I recommend grabbing a pair of Audio-Technica ATHM50X Headphones for mixing (link here). They’re noise canceling studio headphones that are great for mixing and mastering tracks.
Emphasis on “noise-canceling” because you don’t want the acoustics of the room affecting your listening ability.
The link above will take you to the Amazon page for the headphones I always use for recording, tracking, mixing, and mastering. The cable on them is very long which is pretty convenient for using in the studio, and the sound is super clear and balanced.
However, if they cost too much money, there are other models of the same brand to try out on Amazon. Can’t go wrong with the ATHM50X headphones though.
This is give-in that most people consider when thinking about the magic of recording studios. Everyone thinks auto-tune is this magic feature that everyone uses on their vocals to sound great, and truthfully, it is.
Every major singer does use it.
Trippie Redd said recently that he uses it on all of his vocals, as does everybody else in the scene. It’s pretty much an imperative for most.
In Garageband, you can use “Pitch-Correction” in the bottom portion of the Smart Controls. I haven’t written an article on how to use Auto-Tune yet, but I will in the future.
Not only is there a default Pitch Correction in Garageband, but there are also external plug-ins that you can buy, including Melodyne Essential that costs around $100.
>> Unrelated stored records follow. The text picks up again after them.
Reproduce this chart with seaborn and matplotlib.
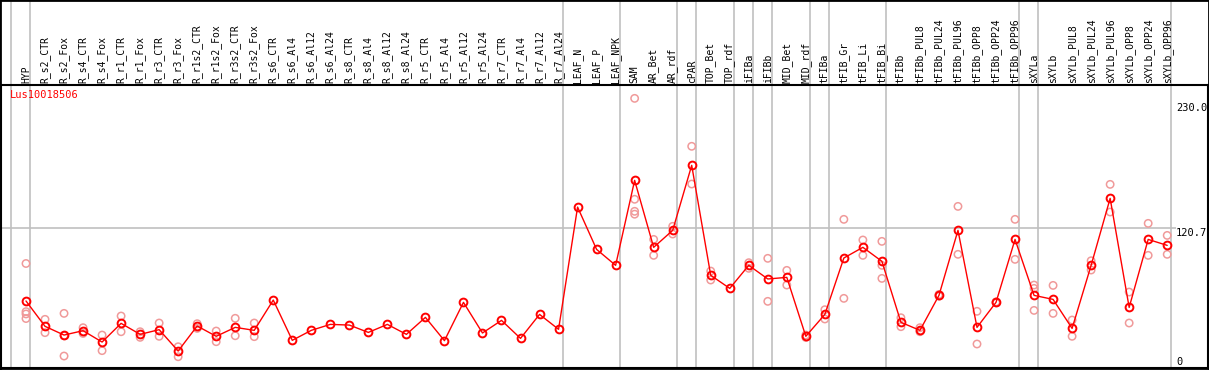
import numpy as np
import pandas as pd
import seaborn as sns
import matplotlib.pyplot as plt
import matplotlib.transforms as mtransforms
from matplotlib.patches import Rectangle

# sample labels, in the order shown on the chart
labels = ['HYP',
          'R_s2_CTR', 'R_s2_Fox', 'R_s4_CTR', 'R_s4_Fox', 'R_r1_CTR', 'R_r1_Fox',
          'R_r3_CTR', 'R_r3_Fox', 'R_r1s2_CTR', 'R_r1s2_Fox', 'R_r3s2_CTR', 'R_r3s2_Fox',
          'R_s6_CTR', 'R_s6_Al4', 'R_s6_Al12', 'R_s6_Al24', 'R_s8_CTR', 'R_s8_Al4',
          'R_s8_Al12', 'R_s8_Al24', 'R_r5_CTR', 'R_r5_Al4', 'R_r5_Al12', 'R_r5_Al24',
          'R_r7_CTR', 'R_r7_Al4', 'R_r7_Al12', 'R_r7_Al24',
          'LEAF_N', 'LEAF_P', 'LEAF_NPK',
          'SAM', 'AR_Bet', 'AR_rdf', 'cPAR', 'TOP_Bet', 'TOP_rdf', 'iFIBa', 'iFIBb',
          'MID_Bet', 'MID_rdf', 'tFIBa', 'tFIB_Gr', 'tFIB_Li', 'tFIB_Bi',
          'tFIBb', 'tFIBb_PUL8', 'tFIBb_PUL24', 'tFIBb_PUL96', 'tFIBb_OPP8',
          'tFIBb_OPP24', 'tFIBb_OPP96',
          'sXYLa',
          'sXYLb', 'sXYLb_PUL8', 'sXYLb_PUL24', 'sXYLb_PUL96', 'sXYLb_OPP8',
          'sXYLb_OPP24', 'sXYLb_OPP96']

# number of samples in each group (grey separators between groups)
group_sizes = [1, 28, 3, 3, 1, 2, 1, 1, 2, 1, 3, 7, 1, 7]

# mean expression per sample
means = [57.3, 35.2, 27.6, 31.4, 21.5, 37.8, 28.2, 32.3, 13.7, 35.5, 26.5, 34.3, 31.7,
         58.1, 23.0, 31.7, 36.9, 36.3, 29.9, 36.9, 28.2, 43.0, 22.7, 56.1, 29.4,
         40.4, 24.7, 45.6, 32.6,
         139.2, 102.3, 88.4,
         162.5, 104.1, 118.9, 175.6, 79.7, 68.3, 88.4, 76.5, 77.9, 26.5, 45.6, 94.8,
         104.1, 91.9,
         38.7, 31.7, 62.2, 118.9, 34.3, 56.1, 111.0,
         62.2,
         58.7, 33.4, 88.4, 146.8, 51.7, 111.0, 105.8]

# replicate values per sample (empty where only the mean is shown)
replicates = [[90, 48, 46, 42], [41.3, 29.7], [46.5, 27.0, 9.3], [34, 29], [27.6, 14],
              [44.2, 30.5], [30.5, 25.6], [38.1, 26.5], [17.4, 8.7], [37.5, 33.4],
              [31.1, 21.8], [42.2, 27], [38.1, 26.2],
              [], [], [], [], [], [], [], [], [], [], [], [], [], [], [], [],
              [], [], [],
              [234, 146, 135.5, 133], [111, 97.1], [122.4, 115.7], [192.2, 159.3],
              [83.4, 75.6], [], [90.7, 85.8], [94.5, 57], [84, 71.2], [27.6, 25.5],
              [49.7, 41.6], [128.5, 59.6], [110.5, 97.1], [109.3, 88.4, 77],
              [42.7, 34.9], [34, 30.5], [63, 61.5], [139.8, 98], [48.3, 19.8],
              [56.5, 55.7], [128.5, 93.6],
              [71.2, 68.3, 49.1],
              [70.9, 46.5], [40.7, 26.5], [92.4, 84.3], [159, 134.9], [65.1, 38.1],
              [125, 97.1], [114.5, 98]]

gene_name = 'Lus10018506'
y_ticks = [230.0, 120.7, 0]
y_tick_labels = ['230.0', '120.7', '0']

assert len(labels) == len(means) == len(replicates) == sum(group_sizes)

mean_df = pd.DataFrame({'pos': np.arange(len(labels)), 'value': means})
rep_rows = []
for i, reps in enumerate(replicates):
    for v in reps:
        rep_rows.append({'pos': i, 'value': v})
rep_df = pd.DataFrame(rep_rows)

sns.set_theme(style='white')
plt.rcParams['font.family'] = ['DejaVu Sans Mono']

W, H = 1209, 370
fig = plt.figure(figsize=(W / 100, H / 100), dpi=100)
# plot box in pixels: x 1..1208, y 85..368
ax = fig.add_axes([1 / W, 2 / H, 1207 / W, 283 / H])

# x scale: first column at 26 px, 19.02 px per column
step = 19.02
xmin = -25 / step
ax.set_xlim(xmin, xmin + 1207 / step)
# y scale: 0 at 366.7 px, 1.1467 px per unit
ppu = 1.1467
ax.set_ylim(-(368 - 366.7) / ppu, (366.7 - 85) / ppu)

# group separators, running up through the label area
off = 4 / step
bounds = [-1] + list(np.cumsum(group_sizes) - 1)
for b in bounds:
    ax.axvline(b + off, ymin=0, ymax=1 + 85 / 283, color='#c0c0c0', lw=1.2,
               clip_on=False, zorder=1)
ax.hlines(120.7, xmin, (1176 - 26) / step, color='#c0c0c0', lw=1.2, zorder=1)

# replicates and mean line
sns.scatterplot(data=rep_df, x='pos', y='value', ax=ax, marker='o', s=28,
                facecolor='none', edgecolor='#f09a9a', linewidth=1.1, zorder=2)
sns.lineplot(data=mean_df, x='pos', y='value', ax=ax, color='#ff0000', lw=1,
             marker='o', markersize=5.6, markerfacecolor='none',
             markeredgecolor='#ff0000', markeredgewidth=1.4, zorder=3)

ax.set_xticks([])
ax.set_yticks([])
ax.set_xlabel('')
ax.set_ylabel('')
for s in ax.spines.values():
    s.set_color('black')
    s.set_linewidth(1.5)

# column labels above the plot
trans = mtransforms.blended_transform_factory(ax.transData, ax.transAxes)
for i, lab in enumerate(labels):
    ax.text(i, 1 + 2 / 283, lab, rotation=90, ha='center', va='bottom',
            fontsize=7, color='black', transform=trans, clip_on=False)

# right hand value labels
xr = (1176 - 26) / step
for v, t in zip(y_ticks, y_tick_labels):
    ax.text(xr, v, t, ha='left', va='bottom' if v == 0 else 'top',
            fontsize=7.5, color='black')

ax.text((10 - 26) / step, (366.7 - 90) / ppu, gene_name, ha='left', va='top',
        fontsize=7.5, color='#ff0000')

# outer frame
fig.patches.append(Rectangle((0, 0), 1, 1, transform=fig.transFigure, fill=False,
                             edgecolor='black', lw=2, zorder=10))

fig.savefig('out.png', dpi=100)
plt.close()
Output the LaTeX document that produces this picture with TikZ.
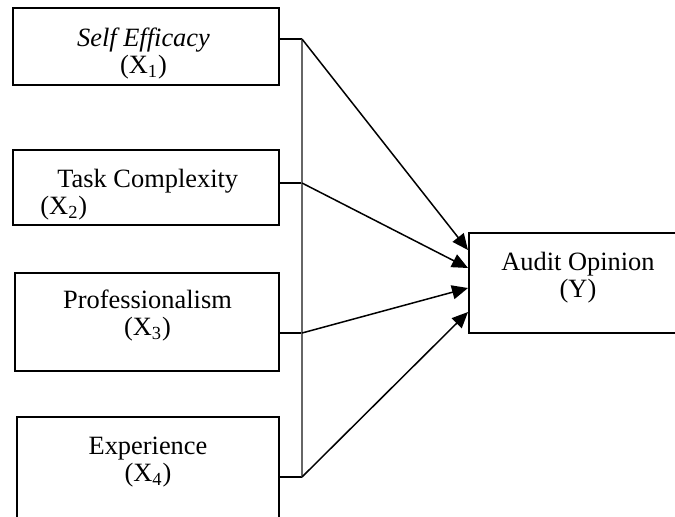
\documentclass[tikz,border=0pt]{standalone}
\usepackage{fontspec}
\setmainfont{Liberation Serif}
\usetikzlibrary{arrows.meta}

\begin{document}
\begin{tikzpicture}[x=0.5pt,y=-0.5pt,
		var/.style={draw,line width=1pt,rectangle,inner sep=0pt},
		txt/.style={align=center,inner sep=0pt,font=\fontsize{13.2}{13.5}\selectfont},
		link/.style={line width=0.75pt},
		arr/.style={link,-{Triangle[length=8pt,width=7pt]}}]
		\useasboundingbox (0,0) rectangle (675,516);
		\clip (0,0) rectangle (675,516);
		
		\node[var,minimum width=133pt,minimum height=38.5pt] (x1) at (146,46.5) {};
		\node[var,minimum width=133pt,minimum height=37.5pt] (x2) at (146,187.5) {};
		\node[var,minimum width=132pt,minimum height=49pt] (x3) at (147,322) {};
		\node[var,minimum width=131pt,minimum height=71.5pt] (x4) at (148,488.5) {};
		\node[var,minimum width=109pt,minimum height=50pt] (y) at (578,283) {};
		
		\node[txt] (x1t) at (143.5,54) {\textit{Self Efficacy}\\(X\textsubscript{1})};
		\node[txt,align=left,anchor=west] (x2t) at (40,195) {\hspace{8.5pt}Task Complexity\\(X\textsubscript{2})};
		\node[txt] (x3t) at (147.5,316) {Professionalism\\(X\textsubscript{3})};
		\node[txt] (x4t) at (148,462) {Experience\\(X\textsubscript{4})};
		\node[txt] (yt) at (578,278) {Audit Opinion\\(Y)};
		
		\coordinate (b1) at (302,39);
		\coordinate (b2) at (302,183);
		\coordinate (b3) at (302,333);
		\coordinate (b4) at (302,477);
		
		\draw[link] (x1.east |- b1) -- (b1);
		\draw[link] (x2.east |- b2) -- (b2);
		\draw[link] (x3.east |- b3) -- (b3);
		\draw[link] (x4.east |- b4) -- (b4);
		\draw[link,black!60] (b1) -- (b4);
		
		\draw[arr] (b1) -- ([yshift=16.5pt]y.west);
		\draw[arr] (b2) -- ([yshift=7.5pt]y.west);
		\draw[arr] (b3) -- ([yshift=-2.5pt]y.west);
		\draw[arr] (b4) -- ([yshift=-14.5pt]y.west);
\end{tikzpicture}
\end{document}
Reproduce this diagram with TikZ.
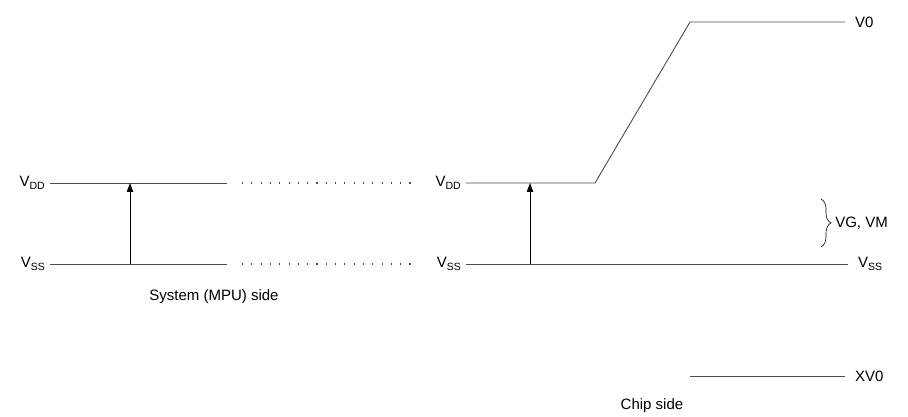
\documentclass[tikz,border=0pt]{standalone}
\usepackage{fontspec}
\setmainfont{Liberation Sans}
\usetikzlibrary{positioning,arrows.meta,decorations.pathreplacing}
\newcommand{\lowsub}[1]{\raisebox{-0.45ex}{\fontsize{10.5}{12}\selectfont #1}}

\begin{document}
\begin{tikzpicture}[x=1pt,y=-1pt,
        lvl/.style = {draw=black!70, line width=0.9pt},
        dots/.style = {draw=black!70, line width=1.1pt, dash pattern=on 1.1pt off 8.2pt},
        rise/.style = {-{Triangle[length=9pt,width=6.5pt]}, line width=0.8pt},
        lbl/.style = {inner sep=0pt, font=\fontsize{15}{17}\selectfont},
        vbrace/.style = {decorate, decoration={brace, amplitude=10pt}, line width=0.6pt}
    ]
        \useasboundingbox (0,0) rectangle (908,417);
        % system side
        \coordinate (sdd0) at (50,183);  \coordinate (sdd1) at (227,183);
        \coordinate (sss0) at (50,264);  \coordinate (sss1) at (227,264);
        \coordinate (sa0) at (130,264);  \coordinate (sa1) at (130,183);
        \draw[lvl] (sdd0) -- (sdd1);
        \draw[lvl] (sss0) -- (sss1);
        \draw[rise] (sa0) -- (sa1);
        \node[lbl, left=5pt of sdd0] (lvdd) {V\lowsub{DD}};
        \node[lbl, left=5pt of sss0] (lvss) {V\lowsub{SS}};
        \node[lbl] (syslbl) at (214,297) {System (MPU) side};
        % dotted gap
        \coordinate (ddot0) at (242,183);  \coordinate (ddot1) at (412,183);
        \coordinate (sdot0) at (242,264);  \coordinate (sdot1) at (412,264);
        \draw[dots] (ddot0) -- (ddot1);
        \draw[dots] (sdot0) -- (sdot1);
        % chip side
        \coordinate (cdd0) at (466,183);  \coordinate (cbend) at (595,183);
        \coordinate (ctop) at (690,22);   \coordinate (cv0) at (845,22);
        \coordinate (css0) at (466,264);  \coordinate (css1) at (848,264);
        \coordinate (ca0) at (530,264);   \coordinate (ca1) at (530,183);
        \coordinate (xv0a) at (690,376);  \coordinate (xv0b) at (845,376);
        \draw[lvl] (cdd0) -- (cbend) -- (ctop) -- (cv0);
        \draw[lvl] (css0) -- (css1);
        \draw[lvl] (xv0a) -- (xv0b);
        \draw[rise] (ca0) -- (ca1);
        \node[lbl, left=5pt of cdd0] (mvdd) {V\lowsub{DD}};
        \node[lbl, left=5pt of css0] (mvss) {V\lowsub{SS}};
        \node[lbl, right=10pt of cv0] (v0lbl) {V0};
        \node[lbl, right=10pt of css1] (rvss) {V\lowsub{SS}};
        \node[lbl, right=10pt of xv0b] (xv0lbl) {XV0};
        \coordinate (br0) at (821,199);  \coordinate (br1) at (821,247);
        \draw[vbrace] (br0) -- node[lbl, right=14pt] (vglbl) {VG, VM} (br1);
        \node[lbl] (chiplbl) at (652,406) {Chip side};
    \end{tikzpicture}
\end{document}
During the quiet parts of a track, I turn it right down with the Automation option, and then up again once the instruments start back up. I do this whether it’s MIDI or a standard Audio recording.
It cuts out any unwanted signals and frequencies, that way there is plenty of room for frequency later on in the mixing and mastering process.
*This is more useful for Audio recordings and less so for MIDI.
There is only so much room in a particular frequency. For instance, Jason Newstead, the bass player for Metallica, claimed he didn’t know about how bass and rhythm guitar shared the same frequency when he recorded bass on …And Justice For All.
For that reason, Lars and the mixing engineer decided to lower the volume on his bass guitar because they didn’t want to take anything away from James Hetfield’s guitar playing.
This is a bit difficult to describe in words, but if you’re having trouble mixing vocals in your track, notably, if the singing doesn’t appear front and center, sometimes just cutting out the low-end of the vocals can make the singing sound like it’s more “in front” of the rest of the instruments.
You don’t actually have to use compression. A lot of people are hung up on this tool and use it for everything, thus, over-compressing their music like crazy.
On my latest track titled, “Romania” (Link Here) I didn’t use any compression at all, with the exception of a multipressor on the final Master track.
I tried putting a regular compressor on it like I normally do, but it sounded terrible so I just left it off. A multipressor essentially separates the signals into 3-5 different signal frequencies and compresses each one individually.
A regular compressor compresses the entire file as one signal.
This is one of the most commonly suggested tips for mixing for music producers and engineers.
To mix in mono means that we’re monitoring the sound through just one channel, rather than through stereo, where the signal is being spread across more than one channel, usually two, left and right.
I wrote an entire article how to do this, and you can read it at this link here.
Simply put, if you want to convert your music over to Mono, you just go into the “Utility” plug-ins on your master channel, and then choose “Gain,” and go into its drop-down menu and select “Convert to Mono.”